### Data in this exercise ###

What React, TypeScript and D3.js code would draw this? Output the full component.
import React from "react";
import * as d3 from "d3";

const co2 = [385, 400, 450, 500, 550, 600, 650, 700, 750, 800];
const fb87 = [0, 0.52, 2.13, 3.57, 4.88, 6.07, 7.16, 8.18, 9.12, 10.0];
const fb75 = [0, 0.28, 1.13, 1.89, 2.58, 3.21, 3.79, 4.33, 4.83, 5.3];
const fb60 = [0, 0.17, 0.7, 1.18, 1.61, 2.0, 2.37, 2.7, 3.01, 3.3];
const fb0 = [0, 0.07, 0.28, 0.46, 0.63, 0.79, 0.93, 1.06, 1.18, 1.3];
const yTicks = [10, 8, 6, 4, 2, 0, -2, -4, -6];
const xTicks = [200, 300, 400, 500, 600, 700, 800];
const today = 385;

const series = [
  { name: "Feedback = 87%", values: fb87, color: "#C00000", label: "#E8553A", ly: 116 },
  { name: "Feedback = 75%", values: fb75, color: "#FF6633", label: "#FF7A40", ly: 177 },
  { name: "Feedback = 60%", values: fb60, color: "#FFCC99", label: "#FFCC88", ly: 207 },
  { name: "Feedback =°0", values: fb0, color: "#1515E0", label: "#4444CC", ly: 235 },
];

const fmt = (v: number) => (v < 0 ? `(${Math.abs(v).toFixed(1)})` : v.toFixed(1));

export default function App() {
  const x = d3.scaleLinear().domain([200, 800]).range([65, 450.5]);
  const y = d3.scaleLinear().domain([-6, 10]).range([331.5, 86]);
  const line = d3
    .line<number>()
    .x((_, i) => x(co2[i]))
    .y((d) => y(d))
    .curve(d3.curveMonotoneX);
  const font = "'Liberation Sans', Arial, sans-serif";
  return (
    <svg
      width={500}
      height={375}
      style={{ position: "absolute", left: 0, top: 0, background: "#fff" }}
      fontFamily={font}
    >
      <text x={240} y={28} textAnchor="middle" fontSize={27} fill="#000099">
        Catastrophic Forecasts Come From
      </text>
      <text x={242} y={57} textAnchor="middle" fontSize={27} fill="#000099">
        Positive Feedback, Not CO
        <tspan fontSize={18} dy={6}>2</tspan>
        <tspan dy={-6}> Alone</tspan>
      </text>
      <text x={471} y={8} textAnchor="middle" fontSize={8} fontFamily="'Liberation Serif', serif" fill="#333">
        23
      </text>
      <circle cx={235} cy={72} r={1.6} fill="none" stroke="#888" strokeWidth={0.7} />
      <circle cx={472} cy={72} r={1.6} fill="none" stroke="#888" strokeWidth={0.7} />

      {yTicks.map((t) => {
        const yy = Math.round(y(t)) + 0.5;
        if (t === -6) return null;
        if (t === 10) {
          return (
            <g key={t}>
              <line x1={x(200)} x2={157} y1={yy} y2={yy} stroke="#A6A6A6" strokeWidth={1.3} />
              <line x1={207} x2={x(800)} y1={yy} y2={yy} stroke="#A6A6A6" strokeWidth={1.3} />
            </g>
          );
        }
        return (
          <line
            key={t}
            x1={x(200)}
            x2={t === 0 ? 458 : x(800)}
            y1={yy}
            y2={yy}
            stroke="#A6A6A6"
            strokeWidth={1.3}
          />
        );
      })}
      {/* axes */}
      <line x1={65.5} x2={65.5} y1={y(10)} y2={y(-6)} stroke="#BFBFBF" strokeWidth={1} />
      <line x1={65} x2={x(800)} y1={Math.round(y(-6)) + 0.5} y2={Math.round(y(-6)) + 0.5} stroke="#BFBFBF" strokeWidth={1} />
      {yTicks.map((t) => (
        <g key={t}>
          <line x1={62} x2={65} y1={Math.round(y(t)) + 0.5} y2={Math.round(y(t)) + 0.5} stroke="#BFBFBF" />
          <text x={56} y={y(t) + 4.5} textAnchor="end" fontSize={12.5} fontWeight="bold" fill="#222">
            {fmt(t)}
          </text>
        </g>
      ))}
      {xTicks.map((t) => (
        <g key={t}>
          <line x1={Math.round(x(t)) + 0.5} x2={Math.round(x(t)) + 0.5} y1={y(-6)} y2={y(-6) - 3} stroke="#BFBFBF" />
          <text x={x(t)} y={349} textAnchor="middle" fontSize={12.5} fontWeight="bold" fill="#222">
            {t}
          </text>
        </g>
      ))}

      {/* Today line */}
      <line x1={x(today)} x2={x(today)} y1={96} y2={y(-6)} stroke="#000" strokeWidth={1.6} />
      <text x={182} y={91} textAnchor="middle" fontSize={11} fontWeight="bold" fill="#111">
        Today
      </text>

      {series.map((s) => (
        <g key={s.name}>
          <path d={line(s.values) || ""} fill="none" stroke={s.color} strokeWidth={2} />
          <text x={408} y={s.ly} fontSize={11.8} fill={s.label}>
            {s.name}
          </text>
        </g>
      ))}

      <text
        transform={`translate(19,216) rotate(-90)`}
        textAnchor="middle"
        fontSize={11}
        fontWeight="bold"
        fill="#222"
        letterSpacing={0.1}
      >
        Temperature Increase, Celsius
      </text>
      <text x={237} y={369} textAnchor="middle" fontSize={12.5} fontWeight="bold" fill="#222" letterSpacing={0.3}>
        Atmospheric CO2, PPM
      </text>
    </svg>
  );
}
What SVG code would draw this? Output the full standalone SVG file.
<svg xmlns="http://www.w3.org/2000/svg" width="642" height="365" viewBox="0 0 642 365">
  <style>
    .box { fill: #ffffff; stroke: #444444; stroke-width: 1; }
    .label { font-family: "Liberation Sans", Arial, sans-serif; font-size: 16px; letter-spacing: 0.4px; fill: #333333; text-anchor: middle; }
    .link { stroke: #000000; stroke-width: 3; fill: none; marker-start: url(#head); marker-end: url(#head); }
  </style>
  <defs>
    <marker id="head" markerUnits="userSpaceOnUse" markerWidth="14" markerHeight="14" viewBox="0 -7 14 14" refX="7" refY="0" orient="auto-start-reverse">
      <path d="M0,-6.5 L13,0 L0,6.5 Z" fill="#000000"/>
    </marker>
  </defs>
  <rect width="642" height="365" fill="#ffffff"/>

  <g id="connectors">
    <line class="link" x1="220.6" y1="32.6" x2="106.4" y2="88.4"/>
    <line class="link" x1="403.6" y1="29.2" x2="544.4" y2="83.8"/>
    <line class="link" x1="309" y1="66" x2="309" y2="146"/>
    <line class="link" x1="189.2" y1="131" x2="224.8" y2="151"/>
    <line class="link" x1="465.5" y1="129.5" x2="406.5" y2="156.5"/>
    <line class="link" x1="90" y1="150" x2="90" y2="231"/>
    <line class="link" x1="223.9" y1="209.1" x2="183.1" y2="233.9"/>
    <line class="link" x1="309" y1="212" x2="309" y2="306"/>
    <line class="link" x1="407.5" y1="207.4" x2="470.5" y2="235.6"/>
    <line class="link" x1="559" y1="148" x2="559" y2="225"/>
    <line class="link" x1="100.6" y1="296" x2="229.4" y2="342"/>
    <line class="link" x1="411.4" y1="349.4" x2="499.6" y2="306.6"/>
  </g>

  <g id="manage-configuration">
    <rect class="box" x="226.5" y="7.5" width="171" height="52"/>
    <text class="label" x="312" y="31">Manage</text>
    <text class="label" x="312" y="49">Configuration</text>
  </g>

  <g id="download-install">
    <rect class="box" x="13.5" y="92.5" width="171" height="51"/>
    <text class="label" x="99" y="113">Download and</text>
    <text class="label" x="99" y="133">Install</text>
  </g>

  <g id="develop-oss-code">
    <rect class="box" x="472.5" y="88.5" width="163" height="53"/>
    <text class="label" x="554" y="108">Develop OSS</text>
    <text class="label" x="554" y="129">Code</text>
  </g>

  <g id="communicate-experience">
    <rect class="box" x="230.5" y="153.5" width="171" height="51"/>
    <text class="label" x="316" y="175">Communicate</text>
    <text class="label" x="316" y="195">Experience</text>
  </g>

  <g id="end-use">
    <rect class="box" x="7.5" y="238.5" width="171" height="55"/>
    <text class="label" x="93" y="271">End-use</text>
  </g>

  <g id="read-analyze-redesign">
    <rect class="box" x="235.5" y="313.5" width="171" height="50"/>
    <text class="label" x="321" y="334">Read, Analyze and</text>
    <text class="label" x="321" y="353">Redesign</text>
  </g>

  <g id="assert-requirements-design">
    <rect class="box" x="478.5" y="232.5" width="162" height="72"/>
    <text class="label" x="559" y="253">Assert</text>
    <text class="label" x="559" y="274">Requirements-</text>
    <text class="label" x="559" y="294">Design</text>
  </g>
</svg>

###
### Data in this exercise ###

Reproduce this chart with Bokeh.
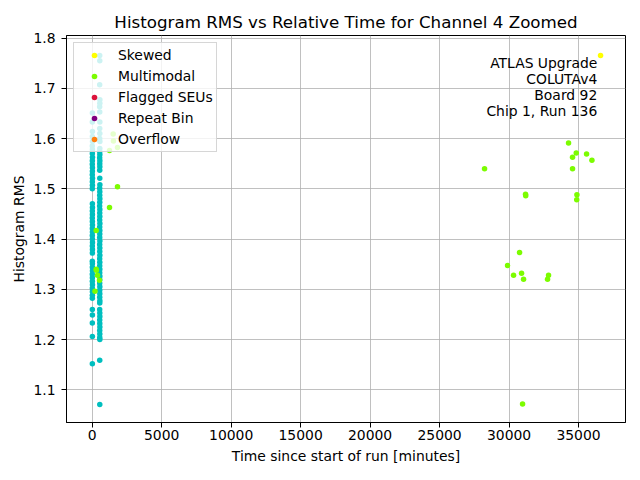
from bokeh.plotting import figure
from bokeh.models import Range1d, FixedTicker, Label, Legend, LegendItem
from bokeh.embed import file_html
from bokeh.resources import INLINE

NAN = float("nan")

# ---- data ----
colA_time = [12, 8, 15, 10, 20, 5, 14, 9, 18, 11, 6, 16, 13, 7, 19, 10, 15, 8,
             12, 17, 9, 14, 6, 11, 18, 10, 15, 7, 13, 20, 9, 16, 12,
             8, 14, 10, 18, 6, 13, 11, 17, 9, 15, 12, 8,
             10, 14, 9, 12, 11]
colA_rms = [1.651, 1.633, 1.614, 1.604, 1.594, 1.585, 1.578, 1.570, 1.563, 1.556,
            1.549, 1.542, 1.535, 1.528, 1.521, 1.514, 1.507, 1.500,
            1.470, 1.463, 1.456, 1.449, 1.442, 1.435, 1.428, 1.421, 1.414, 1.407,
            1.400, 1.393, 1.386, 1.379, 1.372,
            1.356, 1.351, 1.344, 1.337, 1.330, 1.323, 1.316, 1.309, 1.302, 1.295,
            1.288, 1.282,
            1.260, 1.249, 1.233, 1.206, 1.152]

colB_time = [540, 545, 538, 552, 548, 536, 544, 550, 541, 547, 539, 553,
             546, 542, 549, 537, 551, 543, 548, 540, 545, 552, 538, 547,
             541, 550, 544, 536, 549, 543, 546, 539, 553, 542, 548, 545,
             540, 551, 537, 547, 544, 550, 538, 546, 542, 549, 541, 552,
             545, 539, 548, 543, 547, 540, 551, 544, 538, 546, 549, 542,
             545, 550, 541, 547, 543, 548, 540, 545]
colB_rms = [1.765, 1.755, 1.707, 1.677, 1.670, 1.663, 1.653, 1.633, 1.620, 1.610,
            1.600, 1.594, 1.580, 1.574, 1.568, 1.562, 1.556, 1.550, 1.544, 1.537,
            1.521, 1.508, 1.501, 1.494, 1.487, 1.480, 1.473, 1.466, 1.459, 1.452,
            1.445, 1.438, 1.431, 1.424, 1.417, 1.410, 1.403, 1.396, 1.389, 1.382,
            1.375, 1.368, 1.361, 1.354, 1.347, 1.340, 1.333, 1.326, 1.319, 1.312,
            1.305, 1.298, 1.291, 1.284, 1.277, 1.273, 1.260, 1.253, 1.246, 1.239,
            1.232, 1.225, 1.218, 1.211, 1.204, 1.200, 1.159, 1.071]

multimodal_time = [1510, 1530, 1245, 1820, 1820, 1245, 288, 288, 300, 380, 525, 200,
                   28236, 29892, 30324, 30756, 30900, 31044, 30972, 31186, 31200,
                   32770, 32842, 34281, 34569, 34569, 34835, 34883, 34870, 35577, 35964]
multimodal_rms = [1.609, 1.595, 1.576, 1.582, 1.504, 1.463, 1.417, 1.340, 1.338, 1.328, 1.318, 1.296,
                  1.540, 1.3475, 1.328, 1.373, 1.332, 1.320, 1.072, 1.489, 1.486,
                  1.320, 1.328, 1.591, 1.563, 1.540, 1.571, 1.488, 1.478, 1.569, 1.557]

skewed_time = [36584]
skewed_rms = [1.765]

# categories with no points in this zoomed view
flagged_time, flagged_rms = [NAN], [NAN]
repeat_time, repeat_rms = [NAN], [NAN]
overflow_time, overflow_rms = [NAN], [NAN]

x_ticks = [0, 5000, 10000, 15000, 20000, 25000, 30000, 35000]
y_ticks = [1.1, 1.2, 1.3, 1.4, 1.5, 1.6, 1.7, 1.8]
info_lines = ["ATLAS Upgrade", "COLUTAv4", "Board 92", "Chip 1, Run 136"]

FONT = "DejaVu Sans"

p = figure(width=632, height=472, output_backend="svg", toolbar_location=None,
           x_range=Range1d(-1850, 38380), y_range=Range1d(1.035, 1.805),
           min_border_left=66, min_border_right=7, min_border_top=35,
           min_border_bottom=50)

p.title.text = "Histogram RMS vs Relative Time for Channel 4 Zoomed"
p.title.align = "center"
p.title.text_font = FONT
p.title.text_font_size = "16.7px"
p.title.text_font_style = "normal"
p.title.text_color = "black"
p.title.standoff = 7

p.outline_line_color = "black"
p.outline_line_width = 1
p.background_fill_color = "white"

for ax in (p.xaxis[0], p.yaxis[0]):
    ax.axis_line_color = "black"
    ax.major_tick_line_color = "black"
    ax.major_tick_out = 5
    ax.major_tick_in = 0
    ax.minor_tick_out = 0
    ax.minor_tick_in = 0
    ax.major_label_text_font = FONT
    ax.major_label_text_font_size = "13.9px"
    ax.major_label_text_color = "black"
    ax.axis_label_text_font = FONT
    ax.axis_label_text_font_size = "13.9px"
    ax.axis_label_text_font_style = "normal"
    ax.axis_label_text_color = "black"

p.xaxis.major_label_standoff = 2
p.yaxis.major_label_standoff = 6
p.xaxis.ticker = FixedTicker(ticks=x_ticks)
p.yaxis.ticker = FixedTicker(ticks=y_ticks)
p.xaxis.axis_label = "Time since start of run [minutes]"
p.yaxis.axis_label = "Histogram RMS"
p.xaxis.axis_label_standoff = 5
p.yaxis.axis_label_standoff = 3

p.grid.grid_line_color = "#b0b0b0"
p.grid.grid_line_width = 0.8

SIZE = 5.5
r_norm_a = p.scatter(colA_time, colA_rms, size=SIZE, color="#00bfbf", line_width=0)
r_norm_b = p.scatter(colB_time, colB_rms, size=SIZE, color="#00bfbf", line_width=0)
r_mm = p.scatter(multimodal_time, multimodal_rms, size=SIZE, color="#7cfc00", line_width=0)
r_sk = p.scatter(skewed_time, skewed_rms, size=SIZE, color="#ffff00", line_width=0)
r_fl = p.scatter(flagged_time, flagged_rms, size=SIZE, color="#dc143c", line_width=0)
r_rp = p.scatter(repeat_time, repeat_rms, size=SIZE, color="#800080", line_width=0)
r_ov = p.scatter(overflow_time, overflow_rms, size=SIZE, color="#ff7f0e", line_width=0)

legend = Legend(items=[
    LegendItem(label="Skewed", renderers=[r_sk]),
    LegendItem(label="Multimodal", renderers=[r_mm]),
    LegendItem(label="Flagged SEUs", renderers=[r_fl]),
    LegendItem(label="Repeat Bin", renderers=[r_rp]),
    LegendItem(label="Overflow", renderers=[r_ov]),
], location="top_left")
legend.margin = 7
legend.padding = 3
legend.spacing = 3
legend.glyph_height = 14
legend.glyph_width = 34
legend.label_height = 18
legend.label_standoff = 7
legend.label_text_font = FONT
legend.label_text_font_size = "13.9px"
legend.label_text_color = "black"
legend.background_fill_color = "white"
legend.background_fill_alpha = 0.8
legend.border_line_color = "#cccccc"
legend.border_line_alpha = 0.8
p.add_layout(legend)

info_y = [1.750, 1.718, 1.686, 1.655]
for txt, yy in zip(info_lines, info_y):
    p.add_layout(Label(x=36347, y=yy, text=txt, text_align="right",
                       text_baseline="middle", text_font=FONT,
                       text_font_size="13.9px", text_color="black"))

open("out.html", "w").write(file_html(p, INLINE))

###

The first line to be transcribed is the one containing "What React, TypeScript", and the last is the one containing "const fmt = (v: number)". Transcribe exactly those lines and nothing else.

What React, TypeScript and D3.js code would draw this? Output the full component.
import React from "react";
import * as d3 from "d3";

const co2 = [385, 400, 450, 500, 550, 600, 650, 700, 750, 800];
const fb87 = [0, 0.52, 2.13, 3.57, 4.88, 6.07, 7.16, 8.18, 9.12, 10.0];
const fb75 = [0, 0.28, 1.13, 1.89, 2.58, 3.21, 3.79, 4.33, 4.83, 5.3];
const fb60 = [0, 0.17, 0.7, 1.18, 1.61, 2.0, 2.37, 2.7, 3.01, 3.3];
const fb0 = [0, 0.07, 0.28, 0.46, 0.63, 0.79, 0.93, 1.06, 1.18, 1.3];
const yTicks = [10, 8, 6, 4, 2, 0, -2, -4, -6];
const xTicks = [200, 300, 400, 500, 600, 700, 800];
const today = 385;

const series = [
  { name: "Feedback = 87%", values: fb87, color: "#C00000", label: "#E8553A", ly: 116 },
  { name: "Feedback = 75%", values: fb75, color: "#FF6633", label: "#FF7A40", ly: 177 },
  { name: "Feedback = 60%", values: fb60, color: "#FFCC99", label: "#FFCC88", ly: 207 },
  { name: "Feedback =°0", values: fb0, color: "#1515E0", label: "#4444CC", ly: 235 },
];

const fmt = (v: number) => (v < 0 ? `(${Math.abs(v).toFixed(1)})` : v.toFixed(1));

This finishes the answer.